Hybrid Low Impact Development/Best Management Practices for DoD Industrial Site Storm Water Runoff
Mr. Gary Anguiano | Naval Facilities Engineering and Expeditionary Warfare Center
The Department of Defense (DoD) is under increasing pressure from regulators and local communities to protect water bodies by reducing the total magnitude and concentration of industrial site pollutants being discharged within storm water runoff into harbors, bays, lakes, and streams. The objective of this project is to demonstrate a small footprint (800 to 1,600 square feet), shallow depth (3 to 6 feet) storm water technology for industrial areas that merges structural Best Management Practice (BMP) and Low Impact Development (LID) principles to decrease the concentration of pollutants such as suspended solids, dissolved and particulate metals, and oil and grease to the most stringent National Pollution Discharge Elimination System (NPDES) permit requirements. The hybrid technology can be applied to new construction of industrial facilities, or to retrofit existing industrial sites that are faced with meeting increasingly stringent NPDES discharge limits.
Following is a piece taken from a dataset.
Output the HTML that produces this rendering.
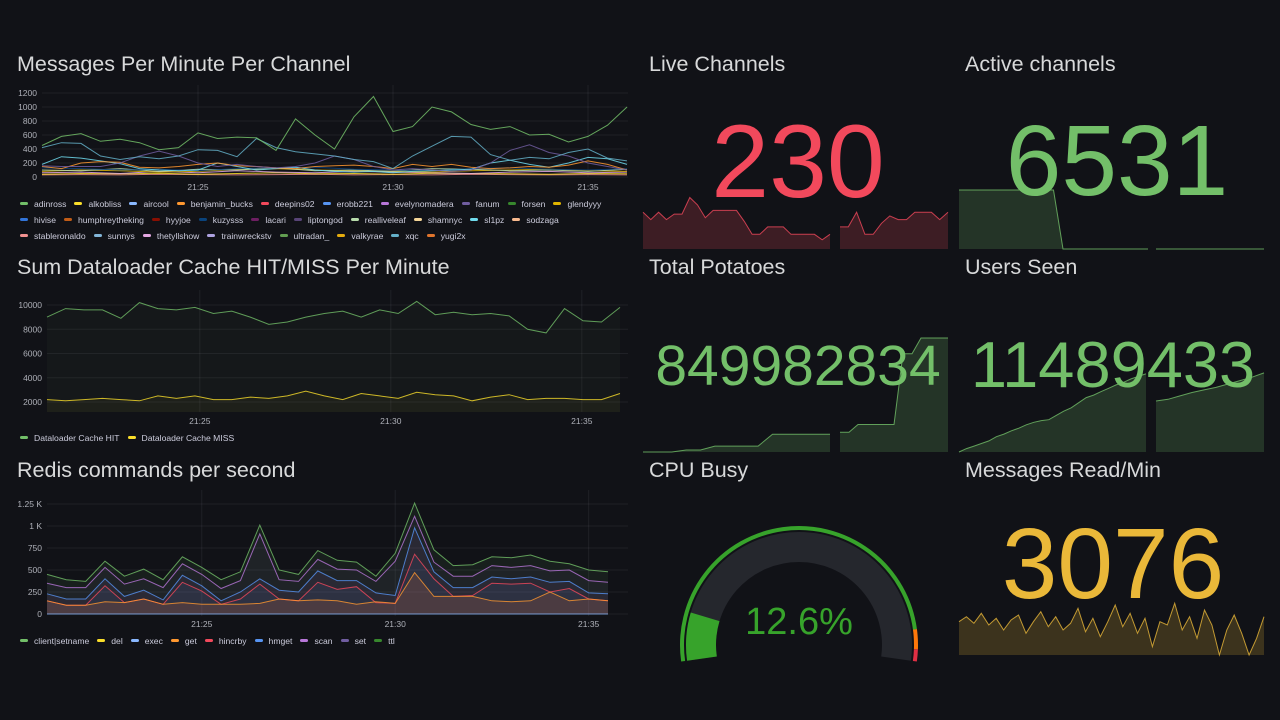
<!DOCTYPE html>
<html><head><meta charset="utf-8">
<style>
html,body{margin:0;padding:0;background:#111217;width:1280px;height:720px;overflow:hidden;font-family:"Liberation Sans",sans-serif;}
#root{position:relative;width:1280px;height:720px;}
svg{position:absolute;left:0;top:0;}
.title{position:absolute;color:#d8d9da;font-size:21.5px;white-space:nowrap;}
.legend{position:absolute;display:flex;flex-wrap:wrap;color:#ccccdc;font-size:8.6px;row-gap:5px;}
.li{display:flex;align-items:center;margin-right:8px;height:11px;}
.li i{display:inline-block;width:8px;height:3px;border-radius:2px;margin-right:6px;}
</style></head><body>
<div id="root">
<svg id="svg" width="1280" height="720"></svg>
<div class="title" style="left:17px;top:52px">Messages Per Minute Per Channel</div>
<div class="title" style="left:17px;top:255px">Sum Dataloader Cache HIT/MISS Per Minute</div>
<div class="title" style="left:17px;top:458px">Redis commands per second</div>
<div class="title" style="left:649px;top:52px">Live Channels</div>
<div class="title" style="left:965px;top:52px">Active channels</div>
<div class="title" style="left:649px;top:255px">Total Potatoes</div>
<div class="title" style="left:965px;top:255px">Users Seen</div>
<div class="title" style="left:649px;top:458px">CPU Busy</div>
<div class="title" style="left:965px;top:458px">Messages Read/Min</div>
<div class="legend" id="leg1" style="left:20px;top:198px;width:615px"></div>
<div class="legend" id="leg2" style="left:20px;top:432px;width:615px"></div>
<div class="legend" id="leg3" style="left:20px;top:635px;width:615px"></div>
</div>
<script>
// ---------- Chart 1 data (30s steps 21:21 -> 21:36) ----------
const ch1Names=["adinross","alkobliss","aircool","benjamin_bucks","deepins02","erobb221","evelynomadera","fanum","forsen","glendyyy","hivise","humphreytheking","hyyjoe","kuzysss","lacari","liptongod","realliveleaf","shamnyc","sl1pz","sodzaga","stableronaldo","sunnys","thetyllshow","trainwreckstv","ultradan_","valkyrae","xqc","yugi2x"];
const ch1Colors=["#73bf69","#fade2a","#8ab8ff","#ff9830","#f2495c","#5794f2","#b877d9","#705da0","#37872d","#e0b400","#3274d9","#c15c17","#890f02","#0a437c","#6d1f62","#584477","#b7dbab","#f4d598","#70dbed","#f9ba8f","#f29191","#82b5d8","#e5a8e2","#aea2e0","#629e51","#e5ac0e","#64b0c8","#e0752d"];
const ch1Top=[450,580,620,510,540,490,390,420,630,550,570,560,380,830,600,400,860,1150,650,720,1000,930,750,680,720,600,610,500,580,740,1000];
const ch1Blue=[420,490,480,300,250,290,260,300,390,380,290,550,420,360,330,300,250,220,120,300,440,580,570,320,240,280,260,350,400,270,230];
const ch1Purple=[160,150,150,150,200,300,370,300,200,150,180,150,130,150,200,300,250,150,100,120,100,80,100,200,380,460,350,300,200,150,100];
const ch1Orange=[150,120,200,220,210,140,130,150,180,200,160,150,130,120,150,160,170,150,120,180,150,180,140,120,130,150,140,170,230,180,100];
const ch1Cyan=[180,290,270,230,190,120,100,90,100,200,150,100,120,140,100,80,70,80,60,80,90,100,110,200,240,180,140,200,280,260,180];
const ch1Low1=[100,90,120,80,110,100,130,90,100,80,120,110,90,100,80,110];
const ch1Low2=[60,70,50,80,60,90,70,60,80,70,60,50,70,80,60,70];
const ch1Low3=[130,120,100,110,90,120,130,140,110,100,90,120,130,110,100,120];
const ch1Low4=[40,50,45,55,40,50,60,45,50,40,55,50,45,40,50,45];
const ch1Low5=[80,100,90,70,80,110,120,100,90,80,70,90,100,110,90,80];
const ch1Low6=[30,35,30,40,35,30,35,40,30,35,30,40,35,30,35,30];
const ch1YTicks=[0,200,400,600,800,1000,1200];
const timeTicks=["21:25","21:30","21:35"];
const timeTickMin=[4,9,14];
// ---------- Chart 2 data ----------
const ch2Names=["Dataloader Cache HIT","Dataloader Cache MISS"];
const ch2Hit=[9000,9700,9600,9600,8900,10200,9700,9600,9800,9300,9500,9000,8400,8600,9000,9300,9500,9000,9600,9300,10300,9200,9400,9200,9300,9100,8000,7700,9700,8700,8600,9800];
const ch2Miss=[2200,2100,2200,2300,2200,2100,2500,2300,2500,2200,2200,2400,2300,2500,2900,2500,2200,2700,2500,2300,2800,2600,2500,2100,2400,2600,2200,2300,2300,2200,2200,2700];
const ch2YTicks=[2000,4000,6000,8000,10000];
// ---------- Chart 3 data (stacked cumulative levels) ----------
const ch3Names=["client|setname","del","exec","get","hincrby","hmget","scan","set","ttl"];
const ch3LegendColors=["#73bf69","#fade2a","#8ab8ff","#ff9830","#f2495c","#5794f2","#b877d9","#705da0","#37872d"];
const ch3Get=[150,100,100,140,130,170,110,130,110,110,110,120,170,150,160,150,110,140,120,470,200,200,200,150,140,150,250,150,170,150];
const ch3Hincrby=[150,100,100,320,130,170,110,360,260,110,170,340,170,150,360,280,310,130,120,680,400,200,210,350,340,350,250,290,170,150];
const ch3Hmget=[230,170,170,400,200,270,160,440,320,150,250,400,270,250,490,380,380,240,210,980,480,300,300,420,400,420,360,370,240,230];
const ch3Scan=[350,300,300,530,340,400,300,570,450,290,380,910,390,370,620,510,500,370,600,1110,590,430,430,550,530,550,490,500,380,360];
const ch3Ttl=[450,390,370,600,430,510,390,650,530,390,480,1010,500,450,720,610,590,430,690,1260,730,550,560,650,640,670,600,570,500,480];
const ch3YTicks=[0,250,500,750,1000,1250];
const ch3YLabels=["0","250","500","750","1 K","1.25 K"];
// ---------- Stat sparklines ----------
const liveSeg1=[232,228,232,228,231,231,240,236,229,233,233,233,233,227,220,220,224,224,224,220,220,220,220,217,220];
const liveSeg2=[224,224,232,220,220,226,230,228,228,232,232,232,228,232];
const activeSeg1=[6531,6531,6531,6531,6531,6531,6531,6531,6531,6531,6531,0,0,0,0,0,0,0,0,0,0];
const activeSeg2=[0,0,0,0,0];
const potSeg1=[0,0,0,2,2,6,6,6,6,18,18,18,18,18];
const potSeg2=[20,20,28,28,28,28,28,100,100,116,116,116,116];
const usersSeg1=[0,4,7,10,13,18,21,25,28,32,35,37,38,43,48,52,58,64,67,71,75,79,82,86,89,92];
const usersSeg2=[60,62,66,70,73,76,80,84,88,93];
const readMsgs=[40,46,38,50,36,44,30,42,48,26,40,52,34,46,30,38,56,28,44,22,40,60,34,50,26,44,10,40,36,62,30,46,20,54,36,0,30,48,26,0,20,46];
const cpuValue=12.6;

const svg=document.getElementById('svg');
const NS='http://www.w3.org/2000/svg';
function mk(tag,attrs){const e=document.createElementNS(NS,tag);for(const k in attrs)e.setAttribute(k,attrs[k]);svg.appendChild(e);return e;}
const gridC='rgba(204,204,220,0.08)';
const tickC='#aeb0b8';
function pathFrom(pts){return pts.map((p,i)=>(i?'L':'M')+p[0].toFixed(1)+' '+p[1].toFixed(1)).join(' ');}

function axes(xl,xr,yFn,ticks,labels,name){
  ticks.forEach((t,i)=>{
    const y=yFn(t);
    const g=mk('line',{x1:xl,x2:xr,y1:y,y2:y,stroke:gridC});
    
    
    const tx=mk('text',{x:xl-5,y:y+3,'text-anchor':'end','font-size':'8.5',fill:tickC});
    tx.textContent=labels[i];
    
    
  });
}
function timeAxis(xFn,yTop,yBot,xLabY,name){
  timeTicks.forEach((t,i)=>{
    const x=xFn(timeTickMin[i]);
    const g=mk('line',{x1:x,x2:x,y1:yTop,y2:yBot,stroke:gridC});
    
    
    const tx=mk('text',{x:x,y:xLabY,'text-anchor':'middle','font-size':'8.5',fill:tickC});
    tx.textContent=t;
    
    
  });
}
function legend(id,names,colors,name){
  const L=document.getElementById(id);
  names.forEach((n,i)=>{
    const d=document.createElement('div');d.className='li';
    
    
    d.innerHTML='<i style="background:'+colors[i]+'"></i>'+n;
    L.appendChild(d);
  });
}

// ---------- Chart 1 ----------
{
  const xl=42,xr=627,yb=177,yt=93;
  const xMin=m=>xl+m/15*(xr-xl);
  const y=v=>yb-v/1200*(yb-yt);
  axes(xl,628,y,ch1YTicks,ch1YTicks.map(String),'messages-chart');
  timeAxis(xMin,85,yb,190,'messages-chart');
  const series=[[ch1Low6,20],[ch1Low4,1],[ch1Low2,22],[ch1Low5,9],[ch1Low1,16],[ch1Low3,13],[ch1Cyan,18],[ch1Orange,3],[ch1Purple,7],[ch1Blue,26],[ch1Top,0]];
  series.forEach(([arr,ci])=>{
    const n=arr.length;
    const p=mk('path',{d:pathFrom(arr.map((v,i)=>[xl+i/(n-1)*(xr-xl),y(v)])),fill:'none',stroke:ch1Colors[ci],'stroke-width':1,'stroke-opacity':0.85});
    
    
  });
  legend('leg1',ch1Names,ch1Colors,'messages');
}
// ---------- Chart 2 ----------
{
  const xl=47,xr=620,yb=402,yt=305;
  const xMin=m=>xl+m/15*(xr-xl);
  const y=v=>yb-(v-2000)/8000*(yb-yt);
  axes(xl,628,y,ch2YTicks,ch2YTicks.map(String),'dataloader-chart');
  timeAxis(xMin,290,412,424,'dataloader-chart');
  [[ch2Hit,'#73bf69','hit'],[ch2Miss,'#fade2a','miss']].forEach(([arr,c,nm])=>{
    const n=arr.length;
    const pts=arr.map((v,i)=>[xl+i/(n-1)*(xr-xl),y(v)]);
    const a=mk('path',{d:pathFrom(pts)+` L${xr} 412 L${xl} 412 Z`,fill:c,'fill-opacity':0.04});
    
    
    const p=mk('path',{d:pathFrom(pts),fill:'none',stroke:c,'stroke-width':1,'stroke-opacity':0.8});
    
    
  });
  legend('leg2',ch2Names,["#73bf69","#fade2a"],'dataloader');
}
// ---------- Chart 3 ----------
{
  const xl=47,xr=608,yb=614,yt=504;
  const xMin=m=>xl+m/14.5*(xr-xl);
  const y=v=>yb-v/1250*(yb-yt);
  axes(xl,628,y,ch3YTicks,ch3YLabels,'redis-chart');
  timeAxis(xMin,490,616,627,'redis-chart');
  const n=ch3Get.length;
  const X=i=>xl+i/(n-1)*(xr-xl);
  const layers=[[ch3Ttl,'#73bf69','ttl'],[ch3Scan,'#705da0','set'],[ch3Hmget,'#b877d9','scan'],[ch3Hincrby,'#5794f2','hmget'],[ch3Get,'#f2495c','hincrby'],[ch3Get,'#ff9830','get']];
  layers.forEach(([arr,c,nm])=>{
    const pts=arr.map((v,i)=>[X(i),y(v)]);
    const a=mk('path',{d:pathFrom(pts)+` L${xr} ${yb} L${xl} ${yb} Z`,fill:c,'fill-opacity':0.08});
    
    
  });
  [[ch3Ttl,'#73bf69','ttl'],[ch3Scan,'#b877d9','scan'],[ch3Hmget,'#5794f2','hmget'],[ch3Hincrby,'#f2495c','hincrby'],[ch3Get,'#ff9830','get']].forEach(([arr,c,nm])=>{
    const p=mk('path',{d:pathFrom(arr.map((v,i)=>[X(i),y(v)])),fill:'none',stroke:c,'stroke-width':1,'stroke-opacity':0.8});
    
    
  });
  const base=mk('line',{x1:xl,x2:xr,y1:yb,y2:yb,stroke:'#8ab8ff','stroke-width':1.5,'stroke-opacity':0.5});
  
  
  legend('leg3',ch3Names,ch3LegendColors,'redis');
}
// ---------- Sparklines ----------
function spark(arr,x0,x1,yt,yb,min,max,c,nm){
  const n=arr.length;
  const pts=arr.map((v,i)=>[x0+i/(n-1)*(x1-x0),yb-(v-min)/(max-min)*(yb-yt)]);
  const a=mk('path',{d:pathFrom(pts)+` L${x1} ${yb} L${x0} ${yb} Z`,fill:c,'fill-opacity':0.2});
  
  
  const p=mk('path',{d:pathFrom(pts),fill:'none',stroke:c,'stroke-width':1,'stroke-opacity':0.8});
  
  
}
spark(liveSeg1,643,830,192,249,212,243,'#f2495c','live-channels');
spark(liveSeg2,840,948,192,249,212,243,'#f2495c','live-channels');
spark(activeSeg1,959,1148,190,249,0,6531,'#73bf69','active-channels');
spark(activeSeg2,1156,1264,190,249,0,6531,'#73bf69','active-channels');
spark(potSeg1,643,830,338,452,0,116,'#73bf69','total-potatoes');
spark(potSeg2,840,948,338,452,0,116,'#73bf69','total-potatoes');
spark(usersSeg1,959,1146,350,452,0,120,'#73bf69','users-seen');
spark(usersSeg2,1156,1264,350,452,0,120,'#73bf69','users-seen');
spark(readMsgs,959,1264,600,655,0,66,'#eab839','messages-read');

// ---------- Gauge ----------
{
  const cx=799,cy=645,a0=188,a1=-8;
  const pt=(a,r)=>[cx+r*Math.cos(a*Math.PI/180),cy-r*Math.sin(a*Math.PI/180)];
  function arc(r,from,to,c,w,nm){
    const p0=pt(from,r),p1=pt(to,r);
    const large=Math.abs(from-to)>180?1:0;
    const p=mk('path',{d:`M${p0[0]} ${p0[1]} A${r} ${r} 0 ${large} 1 ${p1[0]} ${p1[1]}`,fill:'none',stroke:c,'stroke-width':w});
    
    
  }
  const span=a0-a1;
  arc(117,a0,a0-span*0.92,'#37a32b',4,'gauge-threshold-green');
  arc(117,a0-span*0.92,a0-span*0.97,'#ff780a',4,'gauge-threshold-orange');
  arc(117,a0-span*0.97,a1,'#e02f44',4,'gauge-threshold-red');
  arc(98,a0,a1,'#25272d',30,'gauge-track');
  arc(98,a0,a0-span*cpuValue/100,'#37a32b',30,'gauge-value-arc');
  const t=mk('text',{x:cx,y:634,'text-anchor':'middle','font-size':'38',fill:'#37a32b'});
  t.textContent=cpuValue+'%';
  
  
}
// ---------- Big stat values ----------
function big(txt,x,y,size,c,nm){
  const t=mk('text',{x:x,y:y,'text-anchor':'middle','font-size':size,fill:c});
  t.textContent=txt;
  
  
}
big('230',798,197,104,'#f2495c','live-channels-value');
big('6531',1117,195,100,'#73bf69','active-channels-value');
big('849982834',798,385,57,'#73bf69','total-potatoes-value');
big('11489433',1113,387,65,'#73bf69','users-seen-value');
big('3076',1113,598,100,'#eab839','messages-read-value');
</script>
</body></html>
The storm water technology is a full-scale 240 gallons per minute (gpm) hybrid LID/BMP system designed to decrease contaminant concentrations within runoff to ultra-low NPDES permit limitations (e.g., ≤2.9 μg/L copper). The system’s innovative feature is the merging of a sustainable LID with a structural BMP along with a 10,000 gallon effluent storage system. The LID’s engineered soil and plant matrix mimics the contaminant removal mechanism of a natural swale within a small footprint and exceeds traditional swale percolation rates, while the structural BMP polishes the LID. The accompanying storage tank will hold a portion of the effluent to irrigate LID plants during dry periods, or it can be used for other site-specific applications. Conventional LID systems require a large area of land and long percolation times to process storm water runoff. The small footprint and rapid processing times of this technology are desirable at industrial sites where usable space is at a premium. Success of the project will be measured by meeting the stringent NPDES requirements of Joint Base Pearl Harbor-Hickam for copper and zinc removal.
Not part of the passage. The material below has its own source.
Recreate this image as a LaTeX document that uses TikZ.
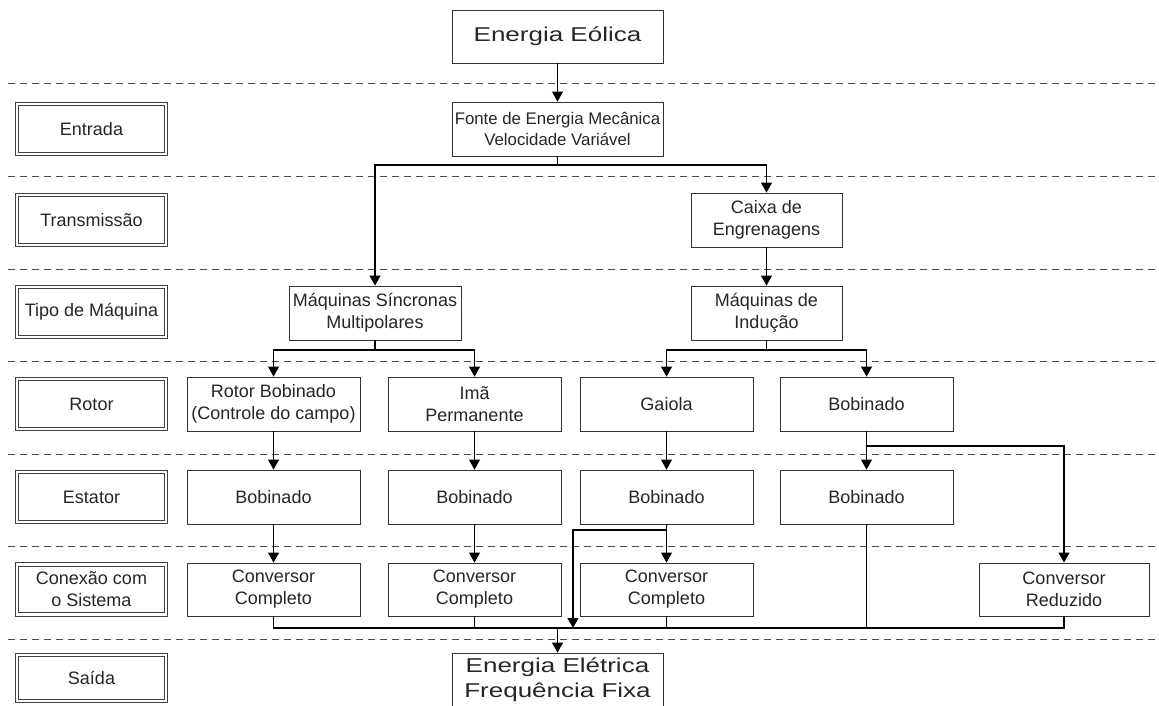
\documentclass[tikz,border=0pt]{standalone}
\usepackage{fontspec}
\setmainfont{Liberation Sans}
\newfontfamily\widefont[FakeStretch=1.3]{Liberation Sans}
\usetikzlibrary{arrows.meta}
\begin{document}
\begin{tikzpicture}[x=1pt,y=-1pt,
  box/.style={draw=black!80, line width=0.9pt, fill=white, inner sep=0pt, align=center,
    text=black!85, font=\fontsize{18}{22}\selectfont},
  bigbox/.style={box, font=\widefont\fontsize{20}{25}\selectfont},
  lab/.style={draw=black!75, double=white, double distance=2.6pt, line width=0.8pt, inner sep=0pt,
    align=center, minimum width=149pt, minimum height=50pt, text=black!85,
    font=\fontsize{18}{22}\selectfont},
  sep/.style={draw=black!70, line width=0.9pt, dash pattern=on 7pt off 5pt},
  conn/.style={draw=black, line width=1.1pt},
  arr/.style={conn, -{Triangle[length=10pt,width=11pt]}},
  rw/.style={minimum width=173pt, minimum height=54pt},
  ]
\useasboundingbox (0,0) rectangle (1159,705);

% separators
\foreach \yy in {83,176,269,361,454,546,639}
  \draw[sep] (8,\yy) -- (1155,\yy);

% level labels
\node[lab] (lEnt) at (91.5,129) {Entrada};
\node[lab] (lTra) at (91.5,220) {Transmissão};
\node[lab] (lTip) at (91.5,312) {Tipo de Máquina};
\node[lab] (lRot) at (91.5,404) {Rotor};
\node[lab] (lEst) at (91.5,497) {Estator};
\node[lab] (lCon) at (91.5,589.5) {Conexão com\\o Sistema};
\node[lab, minimum height=46pt] (lSai) at (91.5,678) {Saída};

% main nodes
\node[bigbox, minimum width=211pt, minimum height=53pt] (ee) at (557.5,36.5) {Energia Eólica};
\node[box, minimum width=211pt, minimum height=54pt, font=\fontsize{16.8}{20.5}\selectfont] (fonte) at (557.5,129) {Fonte de Energia Mecânica\\Velocidade Variável};
\node[box, minimum width=151pt, minimum height=54pt] (caixa) at (766.5,220) {Caixa de\\Engrenagens};
\node[box, minimum width=172pt, minimum height=54pt] (ms) at (375,313) {Máquinas Síncronas\\Multipolares};
\node[box, minimum width=151pt, minimum height=54pt] (mi) at (766.5,313) {Máquinas de\\Indução};

\node[box, rw] (r1) at (273.5,404) {Rotor Bobinado\\(Controle do campo)};
\node[box, rw] (r2) at (474.5,404) {Imã\\Permanente};
\node[box, rw] (r3) at (666.5,404) {Gaiola};
\node[box, rw] (r4) at (866.5,404) {Bobinado};

\node[box, rw] (s1) at (273.5,497) {Bobinado};
\node[box, rw] (s2) at (474.5,497) {Bobinado};
\node[box, rw] (s3) at (666.5,497) {Bobinado};
\node[box, rw] (s4) at (866.5,497) {Bobinado};

\node[box, rw, minimum height=53pt] (c1) at (273.5,589.5) {Conversor\\Completo};
\node[box, rw, minimum height=53pt] (c2) at (474.5,589.5) {Conversor\\Completo};
\node[box, rw, minimum height=53pt] (c3) at (666.5,589.5) {Conversor\\Completo};
\node[box, minimum width=170pt, minimum height=53pt] (c4) at (1064,589.5) {Conversor\\Reduzido};

\node[bigbox, minimum width=211pt, minimum height=54pt] (out) at (557.5,680) {Energia Elétrica\\Frequência Fixa};

% junction coordinates
\coordinate (j1) at (557.5,165);
\coordinate (j2) at (375,350);
\coordinate (j3) at (766.5,350);
\coordinate (j4) at (866.5,446);
\coordinate (j5) at (666.5,530);
\coordinate (k5) at (573,530);
\coordinate (b5) at (573,628);
\coordinate (busL) at (273.5,628);
\coordinate (busR) at (1064,628);
\coordinate (busO) at (557.5,628);

% connectors
\draw[arr] (ee) -- (fonte);
\draw[conn] (fonte) -- (j1);
\draw[arr] (j1) -| (ms.north);
\draw[arr] (j1) -| (caixa.north);
\draw[arr] (caixa) -- (mi);

\draw[conn] (ms) -- (j2);
\draw[arr] (j2) -| (r1.north);
\draw[arr] (j2) -| (r2.north);
\draw[conn] (mi) -- (j3);
\draw[arr] (j3) -| (r3.north);
\draw[arr] (j3) -| (r4.north);

\draw[arr] (r1) -- (s1);
\draw[arr] (r2) -- (s2);
\draw[arr] (r3) -- (s3);
\draw[arr] (r4) -- (s4);
\draw[arr] (j4) -| (c4.north);

\draw[arr] (s1) -- (c1);
\draw[arr] (s2) -- (c2);
\draw[arr] (s3) -- (c3);
\draw[arr] (j5) -- (k5) -- (b5);

\draw[conn] (c1.south) -- (busL) -- (busR) -- (c4.south);
\draw[conn] (c2.south) -- (c2.south |- busL);
\draw[conn] (c3.south) -- (c3.south |- busL);
\draw[conn] (s4.south) -- (s4.south |- busL);
\draw[arr] (busO) -- (out);
\end{tikzpicture}
\end{document}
Successful demonstration of this technology will provide the DoD with a sustainable method for reducing particulate and heavy metal contaminant concentrations within industrial site storm water runoff, thereby complying with NDPES permits and avoiding Notices of Violation (NOVs) from regulating agencies. There are presently no other technologies that are both effective and economical for treating storm water runoff to the new NPDES levels for copper, which can be as low as 2.9 μg/L. The next viable alternative is to contain all of the storm water from the industrial site, and pump to an aboveground storage tank for slow release to a sanitary sewer system. Release must be done after peak sanitary sewer flow so that the receiving wastewater treatment plant is not overwhelmed by the added storm water flow. Typical sanitary sewer cost ranges from $3-5 per 1,000 gallons. This alternative for even a small 1-acre site could cost DoD more than $1 million on initial implementation alone. The technology to be demonstrated is capable of treating industrial storm water to levels below emergent NPDES permit limits at an estimated capital cost less than $100,000 per acre. (Anticipated Project Completion - 2020)